June is Effective Communications Month. Communicating is key to building and maintaining relationships with others. So much can go into effective communication and it’s easy to get misunderstood. Check out these tips to up your effective communication this month!
1. Consider Context
Ever heard of the saying, “It’s not what you say, it’s how you say it?” Most of the time, this couldn’t be more true! So much more goes into communication than just our words. To truly have effective communication, we must consider things like our tone of voice, body language, and even the medium through which we communicate. (This week is also “Email Week” but let’s be mindful of those important conversations that should be held in person versus a hastily written email.) Are all of these things helping or hindering the message I’m trying to get across?
2. Active Listening
“HELLO??? Are you even listening to me?” I know I’m not the only one who has ever thought that in the middle of talking to someone. Active listening can make a huge difference in making the other person feel heard and understood. Active listening can include being present and putting away any distractions. Small verbal cues such as “mhmm” or “yeah” can also show you’re listening. Nonverbal clues like eye contact or head nods can also be helpful.
3. Reflections
Another part of active listening can be the use of reflections. Reflections are a way to check for understanding by recapping what the other person said. By using your own words you can review the main points of what the other person is trying to say.
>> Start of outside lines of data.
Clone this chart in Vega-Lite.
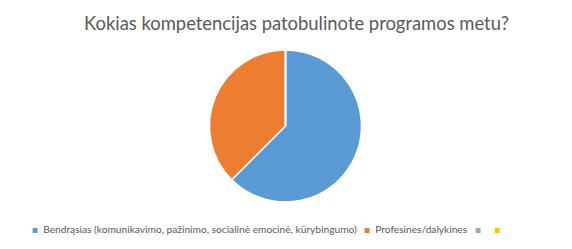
{
  "$schema": "https://vega.github.io/schema/vega-lite/v6.json",
  "autosize": {"type": "none"},
  "padding": 0,
  "width": 569,
  "height": 248,
  "background": "white",
  "title": {
    "text": "Kokias kompetencijas patobulinote programos metu?",
    "orient": "top",
    "anchor": "middle",
    "frame": "group",
    "offset": -33,
    "dx": 12,
    "font": "Lato",
    "fontSize": 18.4,
    "fontWeight": "normal",
    "color": "#595959"
  },
  "data": {
    "values": [
      {"kategorija": "Bendrąsias (komunikavimo, pažinimo, socialinė emocinė, kūrybingumo)", "reiksme": 10, "eile": 1},
      {"kategorija": "Profesines/dalykines", "reiksme": 6, "eile": 2},
      {"kategorija": " ", "reiksme": 0, "eile": 3},
      {"kategorija": "  ", "reiksme": 0, "eile": 4}
    ]
  },
  "mark": {"type": "arc", "outerRadius": 76, "stroke": "white", "strokeWidth": 1.5, "xOffset": 1, "yOffset": 2},
  "encoding": {
    "theta": {"field": "reiksme", "type": "quantitative", "stack": true},
    "order": {"field": "eile", "type": "quantitative"},
    "color": {
      "field": "kategorija",
      "type": "nominal",
      "sort": null,
      "scale": {
        "domain": ["Bendrąsias (komunikavimo, pažinimo, socialinė emocinė, kūrybingumo)", "Profesines/dalykines", " ", "  "],
        "range": ["#5B9BD5", "#ED7D31", "#A5A5A5", "#FFC000"]
      },
      "legend": {
        "title": null,
        "orient": "none",
        "legendX": 30,
        "legendY": 225,
        "direction": "horizontal",
        "columns": 4,
        "symbolType": "square",
        "symbolSize": 25,
        "symbolStrokeWidth": 0,
        "labelFont": "Lato",
        "labelFontSize": 10.2,
        "labelColor": "#595959",
        "labelOffset": 3,
        "labelExpr": "trim(datum.label)",
        "columnPadding": 5,
        "labelLimit": 500
      }
    }
  },
  "config": {
    "view": {"stroke": "#D9D9D9", "strokeWidth": 1}
  }
}
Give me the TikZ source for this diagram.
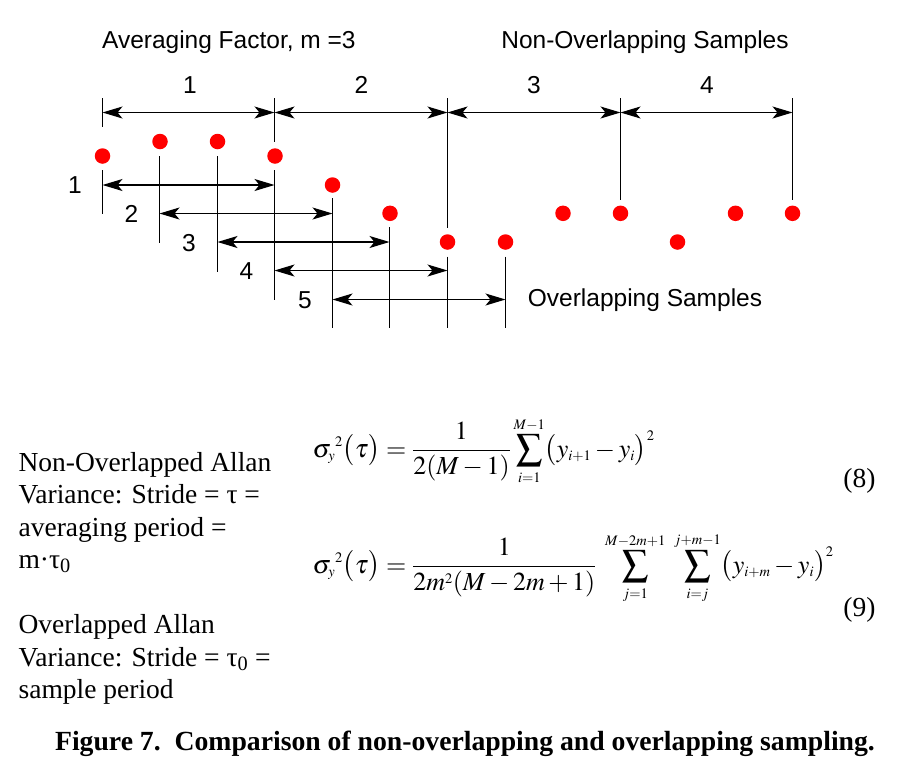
\documentclass[tikz,border=0pt]{standalone}
\usepackage{mathptmx}
\usepackage{fontspec}
\setmainfont{Liberation Serif}
\newfontfamily\arialf{Liberation Sans}
\DeclareMathSizes{26}{26}{14.5}{11}
\usetikzlibrary{arrows.meta}
\begin{document}
\begin{tikzpicture}[x=1pt,y=-1pt,line width=1.2pt,
  tip/.tip={Stealth[length=20pt,width=12pt,inset=5pt]},
  dimline/.style={tip-tip},
  sdot/.style={circle,fill=red,draw=none,inner sep=0pt,minimum size=15.5pt},
  lbl/.style={font=\arialf\fontsize{24.5}{28}\selectfont,inner sep=0pt},
  txt/.style={font=\fontsize{27.5}{32}\selectfont,inner sep=0pt,anchor=base west},
  eqn/.style={font=\fontsize{26}{30}\selectfont,inner sep=0pt,anchor=base west}]
\useasboundingbox (0,0) rectangle (901,766);

% samples
\node[sdot] (d1) at (102.5,156) {};
\node[sdot] (d2) at (160,141.5) {};
\node[sdot] (d3) at (217.5,141.5) {};
\node[sdot] (d4) at (275,156) {};
\node[sdot] (d5) at (332.5,185) {};
\node[sdot] (d6) at (390,213.3) {};
\node[sdot] (d7) at (447.5,242) {};
\node[sdot] (d8) at (505.5,242) {};
\node[sdot] (d9) at (563,213.3) {};
\node[sdot] (d10) at (620.5,213.3) {};
\node[sdot] (d11) at (677.5,242) {};
\node[sdot] (d12) at (735.5,213.3) {};
\node[sdot] (d13) at (792.5,213.3) {};

% top labels
\node[lbl,anchor=west] (avg) at (101.5,42) {Averaging Factor, m =3};
\node[lbl] (nonov) at (645,42) {Non-Overlapping Samples};

% non-overlapping dimension line
\coordinate (t0) at (102.5,112.5);
\coordinate (t1) at (274.5,112.5);
\coordinate (t2) at (447.5,112.5);
\coordinate (t3) at (620.5,112.5);
\coordinate (t4) at (792.5,112.5);
\draw[dimline] (t0) -- (t1);
\draw[dimline] (t1) -- (t2);
\draw[dimline] (t2) -- (t3);
\draw[dimline] (t3) -- (t4);
\node[lbl] (n1) at (190,85) {1};
\node[lbl] (n2) at (361.5,85) {2};
\node[lbl] (n3) at (534,85) {3};
\node[lbl] (n4) at (707,85) {4};

% vertical ticks
\draw (102.5,98) -- (102.5,127);
\draw (102.5,170) -- (102.5,214);
\draw (159.5,156) -- (159.5,242.5);
\draw (217.5,156) -- (217.5,271.5);
\draw (274.5,98) -- (274.5,141.5);
\draw (274.5,170) -- (274.5,300);
\draw (332.5,198) -- (332.5,328);
\draw (389.5,227) -- (389.5,328);
\draw (447.5,98) -- (447.5,228);
\draw (447.5,256.5) -- (447.5,328);
\draw (505.5,256.5) -- (505.5,328);
\draw (620.5,98) -- (620.5,199.5);
\draw (792.5,98) -- (792.5,199.5);

% overlapping dimension lines
\coordinate (a1) at (102.5,185);   \coordinate (b1) at (274.5,185);
\coordinate (a2) at (159.5,213.5); \coordinate (b2) at (332.5,213.5);
\coordinate (a3) at (217.5,242);   \coordinate (b3) at (389.5,242);
\coordinate (a4) at (274.5,270.5); \coordinate (b4) at (447.5,270.5);
\coordinate (a5) at (332.5,299.5); \coordinate (b5) at (505.5,299.5);
\draw[dimline] (a1) -- (b1);
\draw[dimline] (a2) -- (b2);
\draw[dimline] (a3) -- (b3);
\draw[dimline] (a4) -- (b4);
\draw[dimline] (a5) -- (b5);
\node[lbl] (o1) at (75,185) {1};
\node[lbl] (o2) at (131.5,214) {2};
\node[lbl] (o3) at (189,243) {3};
\node[lbl] (o4) at (246.5,271) {4};
\node[lbl] (o5) at (305,300) {5};
\node[lbl] (ov) at (645,300) {Overlapping Samples};

% left text
\node[txt] (l1) at (18,471.5) {Non-Overlapped Allan};
\node[txt] (l2) at (18,503.5) {Variance: Stride = τ =};
\node[txt] (l3) at (18,536) {averaging period =};
\node[txt] (l4) at (18,568) {m·τ\textsubscript{0}};
\node[txt] (l5) at (18,633) {Overlapped Allan};
\node[txt] (l6) at (18,666) {Variance: Stride = τ\textsubscript{0} =};
\node[txt] (l7) at (18,698.5) {sample period};

% equations
\node[eqn] (e8) at (312,457) {$\displaystyle \sigma_{y}{}^{2}\bigl(\tau\bigr)=\frac{1}{2(M-1)}\sum_{i=1}^{M-1}\bigl(y_{i+1}-y_{i}\bigr)^{2}$};
\node[eqn] (e9) at (312,573) {$\displaystyle \sigma_{y}{}^{2}\bigl(\tau\bigr)=\frac{1}{2m^{2}(M-2m+1)}\;\sum_{j=1}^{M-2m+1}\;\sum_{i=j}^{j+m-1}\bigl(y_{i+m}-y_{i}\bigr)^{2}$};
\node[txt,anchor=base east] (q8) at (876,487) {(8)};
\node[txt,anchor=base east] (q9) at (876,616) {(9)};

% caption
\node[txt,anchor=base,font=\bfseries\fontsize{27.7}{32}\selectfont] (cap) at (465,750) {Figure 7.\ \ Comparison of non-overlapping and overlapping sampling.};
\end{tikzpicture}
\end{document}
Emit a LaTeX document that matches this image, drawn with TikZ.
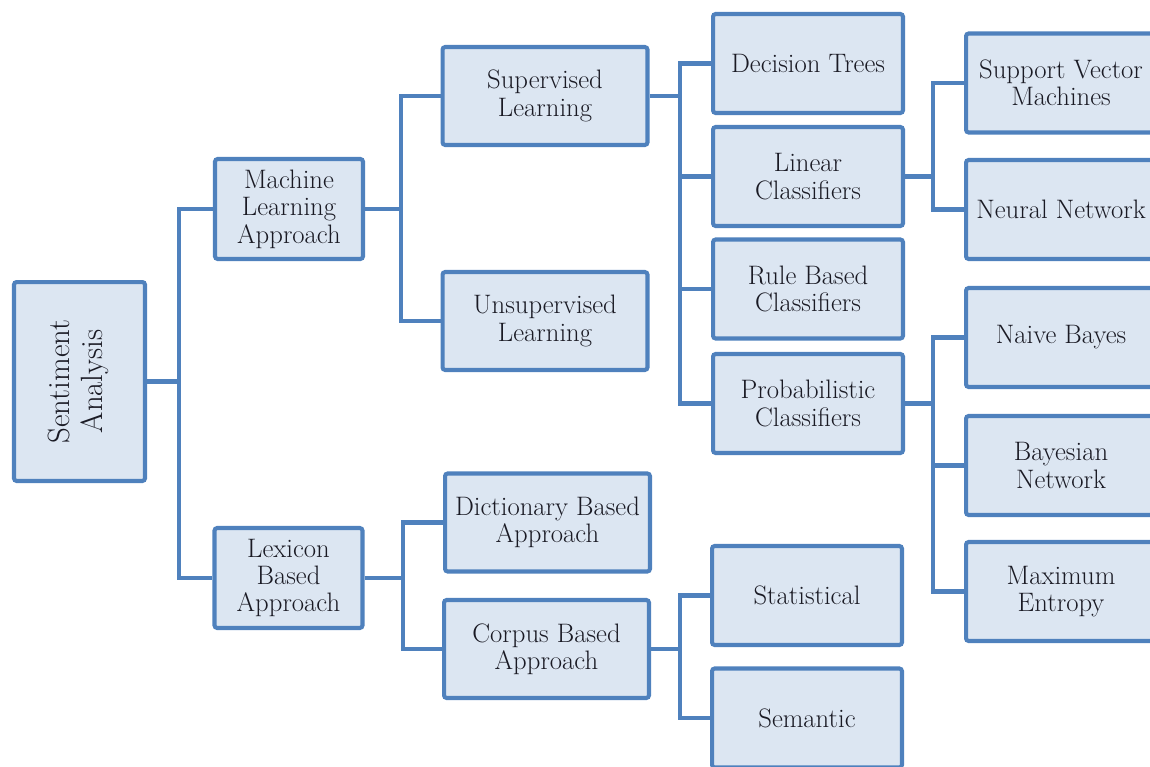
\RequirePackage{fix-cm}
\documentclass[tikz,border=0pt]{standalone}
\usepackage{graphicx}
\definecolor{saborder}{HTML}{4F81BD}
\definecolor{safill}{HTML}{DCE6F2}
\definecolor{satext}{HTML}{1A1A24}
\newcommand{\sasize}{\rmfamily\fontsize{15.2}{15.6}\selectfont}
\newcommand{\sarootsize}{\rmfamily\fontsize{17.5}{18.8}\selectfont}

\begin{document}
\begin{tikzpicture}[
    x=0.02cm, y=-0.02cm,
    sabox/.style={draw=saborder, fill=safill, line width=2.3pt, rounded corners=1.5pt, align=center, text=satext, inner sep=2pt, minimum width=3.8cm, minimum height=1.98cm, font=\sasize},
    saroot/.style={sabox, minimum width=2.62cm, minimum height=3.98cm, font=\sarootsize},
    saapproach/.style={sabox, minimum width=2.96cm, minimum height=2cm},
    salearning/.style={sabox, minimum width=4.1cm, minimum height=1.96cm},
    saleaf/.style={sabox, minimum width=3.8cm, minimum height=1.98cm},
    saline/.style={draw=saborder, line width=2.3pt}
]
\useasboundingbox (0,0) rectangle (1150,767);
\clip (0,0) rectangle (1150,767);

\node[saroot] (sa) at (79.5,381.5) {\rotatebox{90}{\begin{tabular}{@{}c@{}}Sentiment\\Analysis\end{tabular}}};
\node[saapproach] (ml) at (289,209) {Machine\\Learning\\Approach};
\node[saapproach] (lex) at (288.5,578) {Lexicon\\Based\\Approach};
\node[salearning] (sup) at (545,96) {Supervised\\Learning};
\node[salearning] (unsup) at (545,321) {Unsupervised\\Learning};
\node[salearning] (dict) at (547.5,522.5) {Dictionary Based\\Approach};
\node[salearning] (corp) at (546.5,649) {Corpus Based\\Approach};
\node[saleaf] (dt) at (808,63.5) {Decision Trees};
\node[saleaf] (lin) at (808,176.5) {Linear\\Classifiers};
\node[saleaf] (rule) at (808,289) {Rule Based\\Classifiers};
\node[saleaf] (prob) at (808,403.5) {Probabilistic\\Classifiers};
\node[saleaf] (stat) at (807,595.5) {Statistical};
\node[saleaf] (sem) at (807,718) {Semantic};
\node[saleaf] (svm) at (1061,83) {Support Vector\\Machines};
\node[saleaf] (nn) at (1061,209.5) {Neural Network};
\node[saleaf] (nb) at (1061,337.5) {Naive Bayes};
\node[saleaf] (bn) at (1061,465.5) {Bayesian\\Network};
\node[saleaf] (me) at (1061,591.5) {Maximum\\Entropy};

\coordinate (busA) at (179,0);
\coordinate (busB) at (401,0);
\coordinate (busC) at (403,0);
\coordinate (busD) at (680,0);
\coordinate (busE) at (933,0);

\draw[saline] (sa.east) -- (sa.east -| busA) |- (ml.west);
\draw[saline] (sa.east -| busA) |- (lex.west);
\draw[saline] (ml.east) -- (ml.east -| busB) |- (sup.west);
\draw[saline] (ml.east -| busB) |- (unsup.west);
\draw[saline] (lex.east) -- (lex.east -| busC) |- (dict.west);
\draw[saline] (lex.east -| busC) |- (corp.west);
\draw[saline] (sup.east) -- (sup.east -| busD) |- (dt.west);
\draw[saline] (sup.east -| busD) |- (lin.west);
\draw[saline] (sup.east -| busD) |- (rule.west);
\draw[saline] (sup.east -| busD) |- (prob.west);
\draw[saline] (corp.east) -- (corp.east -| busD) |- (stat.west);
\draw[saline] (corp.east -| busD) |- (sem.west);
\draw[saline] (lin.east) -- (lin.east -| busE) |- (svm.west);
\draw[saline] (lin.east -| busE) |- (nn.west);
\draw[saline] (prob.east) -- (prob.east -| busE) |- (nb.west);
\draw[saline] (prob.east -| busE) |- (bn.west);
\draw[saline] (prob.east -| busE) |- (me.west);
\end{tikzpicture}
\end{document}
Reflections can start off with: “I hear you saying…” “It sounds like…” “You’re saying that…” Then, the other person has the opportunity to clarify further or confirm your reflection.
4. I Statements
During heated discussions, it’s easy to switch into “blame mode.” Arguments are rarely resolved with strings of “You said this…” or “You did that…” Instead, try using “I” statements to communicate how you feel without playing the blame game. “I” statements can go like this: “I feel [emotion word] when [problem/situation].” Sharing how you feel about a stressful situation allows you to take responsibility for your own feelings. “I feel upset when the dishes don’t get loaded in the dishwasher” often goes over better than, “You don’t ever put the dishes in the dishwasher!”